Charts and diagrams as code:
-.-.-
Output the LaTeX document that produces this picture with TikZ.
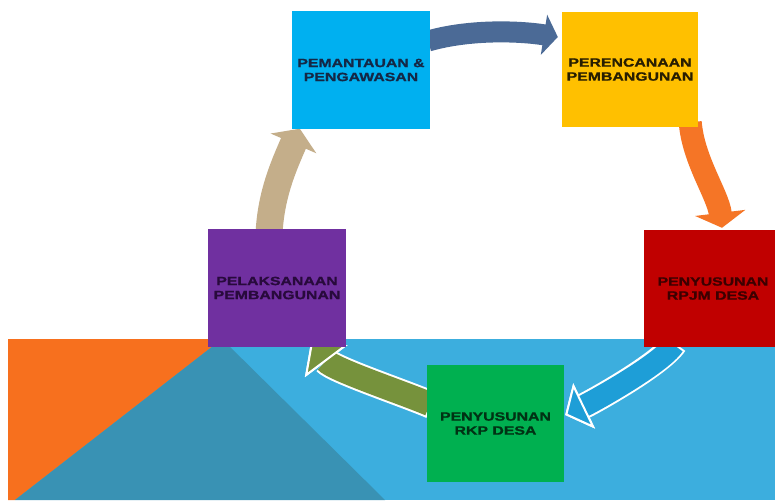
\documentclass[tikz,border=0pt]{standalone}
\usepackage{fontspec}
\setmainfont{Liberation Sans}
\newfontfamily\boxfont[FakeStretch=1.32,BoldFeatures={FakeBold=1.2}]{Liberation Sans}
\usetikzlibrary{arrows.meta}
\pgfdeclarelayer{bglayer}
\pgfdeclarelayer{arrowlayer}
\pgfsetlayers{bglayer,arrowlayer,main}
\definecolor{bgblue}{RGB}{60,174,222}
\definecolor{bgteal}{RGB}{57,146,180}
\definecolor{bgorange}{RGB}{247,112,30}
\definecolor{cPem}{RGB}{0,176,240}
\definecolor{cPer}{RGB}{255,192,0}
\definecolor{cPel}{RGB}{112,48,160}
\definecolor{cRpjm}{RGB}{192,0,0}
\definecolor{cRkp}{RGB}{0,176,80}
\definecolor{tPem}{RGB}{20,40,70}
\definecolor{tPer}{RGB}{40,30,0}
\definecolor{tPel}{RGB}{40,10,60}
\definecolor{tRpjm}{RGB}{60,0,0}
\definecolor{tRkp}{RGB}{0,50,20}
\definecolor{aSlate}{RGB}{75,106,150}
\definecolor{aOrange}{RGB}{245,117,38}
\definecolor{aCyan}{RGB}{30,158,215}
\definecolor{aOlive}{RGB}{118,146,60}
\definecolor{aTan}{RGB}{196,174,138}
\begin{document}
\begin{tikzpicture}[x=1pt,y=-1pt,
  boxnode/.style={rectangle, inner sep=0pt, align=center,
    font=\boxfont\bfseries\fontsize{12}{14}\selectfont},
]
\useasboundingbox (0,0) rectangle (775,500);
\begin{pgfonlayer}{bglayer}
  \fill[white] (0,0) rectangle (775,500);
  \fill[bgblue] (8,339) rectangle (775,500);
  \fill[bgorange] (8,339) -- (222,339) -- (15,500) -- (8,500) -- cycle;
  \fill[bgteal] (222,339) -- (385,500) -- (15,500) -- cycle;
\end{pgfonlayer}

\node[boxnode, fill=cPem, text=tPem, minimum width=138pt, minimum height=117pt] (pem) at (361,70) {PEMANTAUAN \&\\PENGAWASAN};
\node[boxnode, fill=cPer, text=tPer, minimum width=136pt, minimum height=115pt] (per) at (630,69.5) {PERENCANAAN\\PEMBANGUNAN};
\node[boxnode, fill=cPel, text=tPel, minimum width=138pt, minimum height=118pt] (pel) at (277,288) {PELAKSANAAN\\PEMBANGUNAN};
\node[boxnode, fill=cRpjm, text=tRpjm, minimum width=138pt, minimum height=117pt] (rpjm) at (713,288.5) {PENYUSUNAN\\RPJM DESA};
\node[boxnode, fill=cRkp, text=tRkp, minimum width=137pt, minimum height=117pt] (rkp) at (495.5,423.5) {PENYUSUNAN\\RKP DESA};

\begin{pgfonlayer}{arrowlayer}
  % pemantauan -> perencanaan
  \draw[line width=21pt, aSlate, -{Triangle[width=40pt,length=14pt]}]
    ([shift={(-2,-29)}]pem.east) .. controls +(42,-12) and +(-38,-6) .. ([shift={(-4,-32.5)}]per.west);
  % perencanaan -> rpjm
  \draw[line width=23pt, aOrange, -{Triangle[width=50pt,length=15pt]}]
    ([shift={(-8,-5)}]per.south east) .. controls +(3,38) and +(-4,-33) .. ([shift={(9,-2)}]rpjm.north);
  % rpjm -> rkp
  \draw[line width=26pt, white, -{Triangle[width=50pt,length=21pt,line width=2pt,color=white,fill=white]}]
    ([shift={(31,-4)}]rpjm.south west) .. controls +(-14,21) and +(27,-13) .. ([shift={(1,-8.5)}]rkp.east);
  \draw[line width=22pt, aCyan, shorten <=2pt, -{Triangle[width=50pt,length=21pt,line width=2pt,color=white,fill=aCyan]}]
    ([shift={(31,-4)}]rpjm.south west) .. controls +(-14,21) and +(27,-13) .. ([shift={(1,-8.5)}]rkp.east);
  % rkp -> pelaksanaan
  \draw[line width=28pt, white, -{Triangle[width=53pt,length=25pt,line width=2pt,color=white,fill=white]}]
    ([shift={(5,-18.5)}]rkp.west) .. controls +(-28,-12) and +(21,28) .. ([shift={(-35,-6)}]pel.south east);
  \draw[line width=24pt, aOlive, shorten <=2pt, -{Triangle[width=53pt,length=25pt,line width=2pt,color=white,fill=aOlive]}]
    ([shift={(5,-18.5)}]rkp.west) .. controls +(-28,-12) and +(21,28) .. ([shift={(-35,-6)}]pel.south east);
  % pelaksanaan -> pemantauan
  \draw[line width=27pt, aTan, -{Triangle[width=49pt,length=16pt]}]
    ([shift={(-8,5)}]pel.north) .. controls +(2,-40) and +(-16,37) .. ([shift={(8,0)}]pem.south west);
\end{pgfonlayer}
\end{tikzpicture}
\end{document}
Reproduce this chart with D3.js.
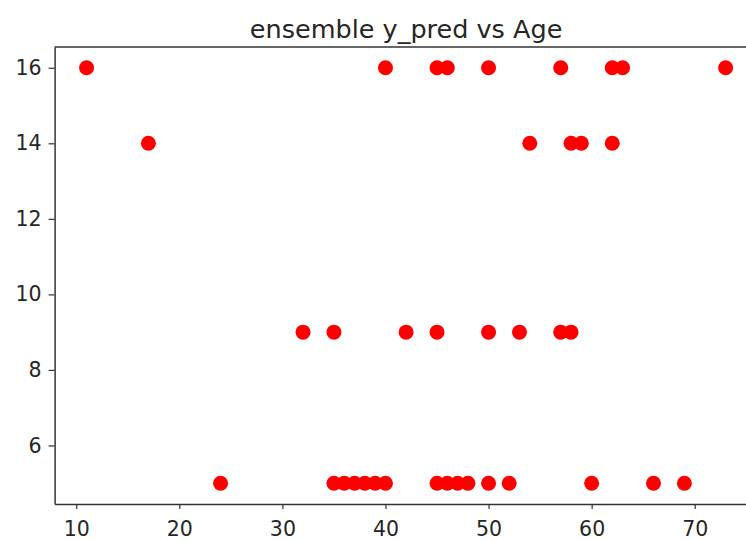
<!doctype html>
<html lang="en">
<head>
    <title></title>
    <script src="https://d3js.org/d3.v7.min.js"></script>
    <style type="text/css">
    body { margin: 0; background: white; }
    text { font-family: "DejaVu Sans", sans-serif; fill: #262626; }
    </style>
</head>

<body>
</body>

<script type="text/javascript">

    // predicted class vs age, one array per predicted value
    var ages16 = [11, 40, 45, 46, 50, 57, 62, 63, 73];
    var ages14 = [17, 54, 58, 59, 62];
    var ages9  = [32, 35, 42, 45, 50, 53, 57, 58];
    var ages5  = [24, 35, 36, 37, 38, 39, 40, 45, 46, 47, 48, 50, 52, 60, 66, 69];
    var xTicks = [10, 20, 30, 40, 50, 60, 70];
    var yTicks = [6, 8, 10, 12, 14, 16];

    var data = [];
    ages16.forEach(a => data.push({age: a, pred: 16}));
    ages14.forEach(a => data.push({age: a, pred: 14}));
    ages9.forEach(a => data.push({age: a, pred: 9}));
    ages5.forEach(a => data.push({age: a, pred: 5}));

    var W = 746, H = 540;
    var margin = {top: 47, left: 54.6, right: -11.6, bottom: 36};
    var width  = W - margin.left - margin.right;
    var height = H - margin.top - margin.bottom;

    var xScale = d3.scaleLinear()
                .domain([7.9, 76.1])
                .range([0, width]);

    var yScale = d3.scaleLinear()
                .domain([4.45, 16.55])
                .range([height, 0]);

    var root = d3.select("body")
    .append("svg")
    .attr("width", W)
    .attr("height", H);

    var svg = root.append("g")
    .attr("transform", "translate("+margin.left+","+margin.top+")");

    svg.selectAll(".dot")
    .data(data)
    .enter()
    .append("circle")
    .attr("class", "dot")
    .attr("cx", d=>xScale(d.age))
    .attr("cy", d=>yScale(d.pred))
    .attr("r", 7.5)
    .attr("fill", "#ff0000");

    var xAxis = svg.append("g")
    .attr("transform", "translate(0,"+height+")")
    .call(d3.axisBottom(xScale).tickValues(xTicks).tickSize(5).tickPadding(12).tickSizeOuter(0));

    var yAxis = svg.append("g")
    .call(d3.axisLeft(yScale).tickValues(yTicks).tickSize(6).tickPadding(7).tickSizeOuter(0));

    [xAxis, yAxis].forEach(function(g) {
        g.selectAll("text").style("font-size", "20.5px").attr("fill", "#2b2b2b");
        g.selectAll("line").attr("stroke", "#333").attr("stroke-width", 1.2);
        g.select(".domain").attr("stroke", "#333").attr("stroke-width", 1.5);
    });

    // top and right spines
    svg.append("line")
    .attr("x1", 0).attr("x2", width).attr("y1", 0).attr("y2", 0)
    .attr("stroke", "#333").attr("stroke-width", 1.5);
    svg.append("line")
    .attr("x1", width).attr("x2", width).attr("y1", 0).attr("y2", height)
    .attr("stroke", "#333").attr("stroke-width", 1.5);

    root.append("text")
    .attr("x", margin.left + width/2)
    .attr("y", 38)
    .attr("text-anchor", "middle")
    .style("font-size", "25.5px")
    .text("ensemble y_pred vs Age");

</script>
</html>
-.-.-
Required task: From the records above, give again only the part that opens with the line containing "Reproduce this chart with D3.js." and closes with the line containing "var height = H". Keep both ends but drop the pictures.

Response to this task:
Reproduce this chart with D3.js.
<!doctype html>
<html lang="en">
<head>
    <title></title>
    <script src="https://d3js.org/d3.v7.min.js"></script>
    <style type="text/css">
    body { margin: 0; background: white; }
    text { font-family: "DejaVu Sans", sans-serif; fill: #262626; }
    </style>
</head>

<body>
</body>

<script type="text/javascript">

    // predicted class vs age, one array per predicted value
    var ages16 = [11, 40, 45, 46, 50, 57, 62, 63, 73];
    var ages14 = [17, 54, 58, 59, 62];
    var ages9  = [32, 35, 42, 45, 50, 53, 57, 58];
    var ages5  = [24, 35, 36, 37, 38, 39, 40, 45, 46, 47, 48, 50, 52, 60, 66, 69];
    var xTicks = [10, 20, 30, 40, 50, 60, 70];
    var yTicks = [6, 8, 10, 12, 14, 16];

    var data = [];
    ages16.forEach(a => data.push({age: a, pred: 16}));
    ages14.forEach(a => data.push({age: a, pred: 14}));
    ages9.forEach(a => data.push({age: a, pred: 9}));
    ages5.forEach(a => data.push({age: a, pred: 5}));

    var W = 746, H = 540;
    var margin = {top: 47, left: 54.6, right: -11.6, bottom: 36};
    var width  = W - margin.left - margin.right;
    var height = H - margin.top - margin.bottom;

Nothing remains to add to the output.